The much-loved-by-Bleeding-Cool Mark Stafford has a new project commissioned by the British Council, Kangkangee Blues which he calls a "sad little love story in 21 pages".

The Kangkangee Arts Village Project is an urban regeneration project, aiming to bring a new vitality to an underdeveloped area in Korea through arts and culture. Daepyeong-dong (Namhang-dong) of Yeongdo, where the first modern shipyard in Korea was built in the late 19th century, is the birthplace of the modern shipbuilding industry. The nickname of the area, Kangkangee Village, is derived from the sound of hammering to rip off the surface of a rusty ship.

Mark's brief from the Kangkangee Project was to create visuals to accompany a piece of music by a Korean singer/songwriter, but that idea fell through, as Mark explains, because the singer didn't feel like collaborating much, and so Mark was left to come up with something else, something about the area where the Arts Village is based, His contribution, when he visitedm was to be just part of an initiative by the Village to raise the creative profile of the district.

When Mark Stafford Went to Korea, All He Came Back with Was a Sad Love Story

The title page above shows the Grandmother Goddess of Yeongdo-Ju, or at least, as I imagine her, hair in rollers, a cigarette and a bottle of wine on the go…. She is the goddess looking over Yeongdo-ju, in Busan, South Korea, and within it the area where my story Kangkangee Blues is set. From the stories I heard she could be a little possessive and wayward in her affections. (Anybody moving away from the island, for example, is advised to do so in the dead of night in hope of avoiding her disapproval.) I paid a visit to her shrine atop Mount Bongnaesan this summer. Woefully unfit, I just about made it to the top of the mountain, and made damn sure to pay my respects and offer her a little rice wine before descending. She can clearly carry a grudge…

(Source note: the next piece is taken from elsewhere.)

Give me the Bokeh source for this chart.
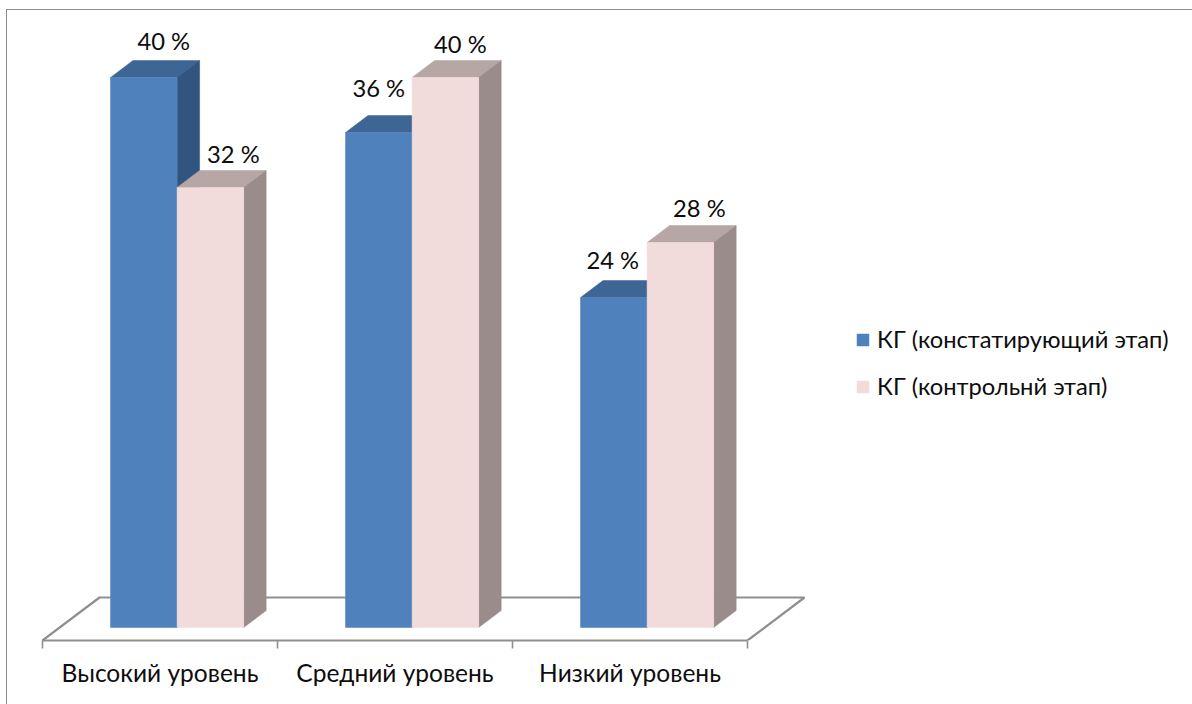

When Mark Stafford Went to Korea, All He Came Back with Was a Sad Love Story

Mark made the strip in July to get visual inspiration for the work, and it was suggested he focus on the Kankangee women,

who have long had the thankless task of ridding ship's hulls of rust, barnacles and the like. Decades back they did this by the simple method of hitting the thing with hammers (the 'kang kang kang' of the hammers hitting steel is where the area gets its name,) these days they do it with power sanders on sticks, but it has always been dirty, insecure, dangerous work, largely undertaken by middle aged women on up into their 70's.

When Mark Stafford Went to Korea, All He Came Back with Was a Sad Love Story

Walking around I immediately saw images that I wanted to draw, and I fairly quickly came up with a simple idea for a story around which to hang those images, a simple tale of love lost and possibly regained told over 5 decades. It's not wildly complicated, but it's one in which I could squeeze a fair amount of what I experienced and learned in two heady, delirious weeks in Busan, from food to history to landscape to architecture. I took hundreds of photographs and made a lot of notes and climbed a lot of steps in a lot of heat. I tried to work in everything and have it work within the story, always aware of so much more that I missed, barely glimpsed, or failed to understand because of woeful ignorance of the Korean language. I think that lack lies behind my instinctual decision to make the strip 'silent' save for the repetitive 'kang kang kang' which the old KKG women swear still haunts their dreams. It is not a realistic picture of Busan, it's one seen through the eyes of a bedazzled cartoonist from other shores, it's not true, but I hope there's truth in it. It's a love story, but also a love letter to the city, and everybody I met whilst I was there.

 

When Mark Stafford Went to Korea, All He Came Back with Was a Sad Love Story

Look for it to be published next year, with Stafford retaining the British publication rights.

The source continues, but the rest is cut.